**Goal**.
Would you write out the listing verbatim and skip every picture in it?

**Raw data**.
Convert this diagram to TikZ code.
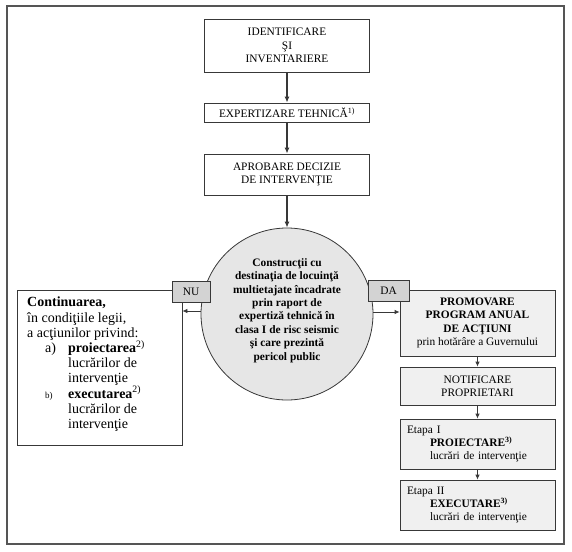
\documentclass[tikz,border=0pt]{standalone}
\usepackage{fontspec}
\setmainfont{Liberation Serif}
\usetikzlibrary{arrows.meta}
\definecolor{framec}{HTML}{555555}
\definecolor{linec}{HTML}{383838}
\definecolor{circfill}{HTML}{E6E6E6}
\definecolor{tagfill}{HTML}{D3D3D3}
\definecolor{boxfill}{HTML}{F0F0F0}
\begin{document}
\begin{tikzpicture}[x=1pt,y=-1pt,
  box/.style={draw=linec, line width=0.8pt, rectangle, inner sep=0pt, align=center, font=\fontsize{11.4}{13.5}\selectfont},
  rbox/.style={box, fill=boxfill, font=\fontsize{11.4}{13.3}\selectfont},
  tag/.style={draw=linec, line width=0.8pt, fill=tagfill, inner sep=0pt, font=\fontsize{11.4}{13}\selectfont},
  arr/.style={draw=linec, line width=1.2pt, -{Latex[length=6pt,width=5pt]}},
  sarr/.style={draw=linec, line width=0.8pt, -{Latex[length=5pt,width=4.5pt]}},
]
\useasboundingbox (0,0) rectangle (572,551);
\draw[framec, line width=1.6pt] (7,6) rectangle (564,544);

\node[box, minimum width=165pt, minimum height=53pt] (b1) at (287,45.5)
  {\fontsize{11.4}{14.2}\selectfont IDENTIFICARE\\ŞI\\INVENTARIERE};
\node[box, minimum width=165pt, minimum height=19pt] (b2) at (287,112.5)
  {EXPERTIZARE TEHNICĂ\textsuperscript{1)}};
\node[box, minimum width=165pt, minimum height=41pt] (b3) at (287,174.5)
  {APROBARE DECIZIE\\DE INTERVENŢIE};

\node[circle, draw=linec, line width=0.8pt, fill=circfill, minimum size=172pt, inner sep=0pt] (circ) at (287,314) {};
\node[align=center, inner sep=0pt, font=\bfseries\fontsize{11.4}{13.4}\selectfont] (circtxt) at (287,310.5)
  {Construcţii cu\\destinaţia de locuinţă\\multietajate încadrate\\prin raport de\\expertiză tehnică în\\clasa I de risc seismic\\şi care prezintă\\pericol public};

\node[box, minimum width=165pt, minimum height=155pt] (left) at (99.5,367.5) {};
\node[anchor=north west, inner sep=0pt, align=left, font=\fontsize{14}{15.2}\selectfont] (lefttxt) at (27,297)
  {\textbf{Continuarea,}\\
   în condiţiile legii,\\
   a acţiunilor privind:\\
   \hspace*{18pt}\makebox[23pt][l]{a)}\textbf{proiectarea}\textsuperscript{2)}\\
   \hspace*{41pt}lucrărilor de\\
   \hspace*{41pt}intervenţie\\
   \hspace*{18pt}\makebox[23pt][l]{\fontsize{9}{10}\selectfont b)}\textbf{executarea}\textsuperscript{2)}\\
   \hspace*{41pt}lucrărilor de\\
   \hspace*{41pt}intervenţie};

\node[rbox, minimum width=155pt, minimum height=66pt] (prom) at (477.5,323)
  {\textbf{PROMOVARE}\\\textbf{PROGRAM ANUAL}\\\textbf{DE ACŢIUNI}\\prin hotărâre a Guvernului};
\node[rbox, minimum width=155pt, minimum height=38pt] (notif) at (477.5,386)
  {NOTIFICARE\\PROPRIETARI};
\node[rbox, minimum width=155pt, minimum height=50pt, text width=141pt, align=left, font=\fontsize{11.4}{12.6}\selectfont] (et1) at (477.5,444)
  {Etapa I\\\hspace*{23pt}\textbf{PROIECTARE}\textsuperscript{\textbf{3)}}\\\hspace*{23pt}lucrări de intervenţie};
\node[rbox, minimum width=155pt, minimum height=50pt, text width=141pt, align=left, font=\fontsize{11.4}{12.6}\selectfont] (et2) at (477.5,505)
  {Etapa II\\\hspace*{23pt}\textbf{EXECUTARE}\textsuperscript{\textbf{3)}}\\\hspace*{23pt}lucrări de intervenţie};

\node[tag, minimum width=38pt, minimum height=21pt] (nu) at (191,291.5) {NU};
\node[tag, minimum width=41pt, minimum height=21pt] (da) at (388.5,290.5) {DA};

\draw[arr] (b1.south) -- (b2.north);
\draw[arr] (b2.south) -- (b3.north);
\draw[arr] (b3.south) -- (circ.north);
\draw[sarr] ([yshift=3pt]circ.west) -- ([yshift=3pt]circ.west -| left.east);
\draw[sarr] ([yshift=2pt]circ.east) -- ([yshift=2pt]circ.east -| prom.west);
\draw[sarr] (prom.south) -- (notif.north);
\draw[sarr] (notif.south) -- (et1.north);
\draw[sarr] (et1.south) -- (et2.north);
\end{tikzpicture}
\end{document}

**Response to this task**.
Convert this diagram to TikZ code.
\documentclass[tikz,border=0pt]{standalone}
\usepackage{fontspec}
\setmainfont{Liberation Serif}
\usetikzlibrary{arrows.meta}
\definecolor{framec}{HTML}{555555}
\definecolor{linec}{HTML}{383838}
\definecolor{circfill}{HTML}{E6E6E6}
\definecolor{tagfill}{HTML}{D3D3D3}
\definecolor{boxfill}{HTML}{F0F0F0}
\begin{document}
\begin{tikzpicture}[x=1pt,y=-1pt,
  box/.style={draw=linec, line width=0.8pt, rectangle, inner sep=0pt, align=center, font=\fontsize{11.4}{13.5}\selectfont},
  rbox/.style={box, fill=boxfill, font=\fontsize{11.4}{13.3}\selectfont},
  tag/.style={draw=linec, line width=0.8pt, fill=tagfill, inner sep=0pt, font=\fontsize{11.4}{13}\selectfont},
  arr/.style={draw=linec, line width=1.2pt, -{Latex[length=6pt,width=5pt]}},
  sarr/.style={draw=linec, line width=0.8pt, -{Latex[length=5pt,width=4.5pt]}},
]
\useasboundingbox (0,0) rectangle (572,551);
\draw[framec, line width=1.6pt] (7,6) rectangle (564,544);

\node[box, minimum width=165pt, minimum height=53pt] (b1) at (287,45.5)
  {\fontsize{11.4}{14.2}\selectfont IDENTIFICARE\\ŞI\\INVENTARIERE};
\node[box, minimum width=165pt, minimum height=19pt] (b2) at (287,112.5)
  {EXPERTIZARE TEHNICĂ\textsuperscript{1)}};
\node[box, minimum width=165pt, minimum height=41pt] (b3) at (287,174.5)
  {APROBARE DECIZIE\\DE INTERVENŢIE};

\node[circle, draw=linec, line width=0.8pt, fill=circfill, minimum size=172pt, inner sep=0pt] (circ) at (287,314) {};
\node[align=center, inner sep=0pt, font=\bfseries\fontsize{11.4}{13.4}\selectfont] (circtxt) at (287,310.5)
  {Construcţii cu\\destinaţia de locuinţă\\multietajate încadrate\\prin raport de\\expertiză tehnică în\\clasa I de risc seismic\\şi care prezintă\\pericol public};

\node[box, minimum width=165pt, minimum height=155pt] (left) at (99.5,367.5) {};
\node[anchor=north west, inner sep=0pt, align=left, font=\fontsize{14}{15.2}\selectfont] (lefttxt) at (27,297)
  {\textbf{Continuarea,}\\
   în condiţiile legii,\\
   a acţiunilor privind:\\
   \hspace*{18pt}\makebox[23pt][l]{a)}\textbf{proiectarea}\textsuperscript{2)}\\
   \hspace*{41pt}lucrărilor de\\
   \hspace*{41pt}intervenţie\\
   \hspace*{18pt}\makebox[23pt][l]{\fontsize{9}{10}\selectfont b)}\textbf{executarea}\textsuperscript{2)}\\
   \hspace*{41pt}lucrărilor de\\
   \hspace*{41pt}intervenţie};

\node[rbox, minimum width=155pt, minimum height=66pt] (prom) at (477.5,323)
  {\textbf{PROMOVARE}\\\textbf{PROGRAM ANUAL}\\\textbf{DE ACŢIUNI}\\prin hotărâre a Guvernului};
\node[rbox, minimum width=155pt, minimum height=38pt] (notif) at (477.5,386)
  {NOTIFICARE\\PROPRIETARI};
\node[rbox, minimum width=155pt, minimum height=50pt, text width=141pt, align=left, font=\fontsize{11.4}{12.6}\selectfont] (et1) at (477.5,444)
  {Etapa I\\\hspace*{23pt}\textbf{PROIECTARE}\textsuperscript{\textbf{3)}}\\\hspace*{23pt}lucrări de intervenţie};
\node[rbox, minimum width=155pt, minimum height=50pt, text width=141pt, align=left, font=\fontsize{11.4}{12.6}\selectfont] (et2) at (477.5,505)
  {Etapa II\\\hspace*{23pt}\textbf{EXECUTARE}\textsuperscript{\textbf{3)}}\\\hspace*{23pt}lucrări de intervenţie};

\node[tag, minimum width=38pt, minimum height=21pt] (nu) at (191,291.5) {NU};
\node[tag, minimum width=41pt, minimum height=21pt] (da) at (388.5,290.5) {DA};

\draw[arr] (b1.south) -- (b2.north);
\draw[arr] (b2.south) -- (b3.north);
\draw[arr] (b3.south) -- (circ.north);
\draw[sarr] ([yshift=3pt]circ.west) -- ([yshift=3pt]circ.west -| left.east);
\draw[sarr] ([yshift=2pt]circ.east) -- ([yshift=2pt]circ.east -| prom.west);
\draw[sarr] (prom.south) -- (notif.north);
\draw[sarr] (notif.south) -- (et1.north);
\draw[sarr] (et1.south) -- (et2.north);
\end{tikzpicture}
\end{document}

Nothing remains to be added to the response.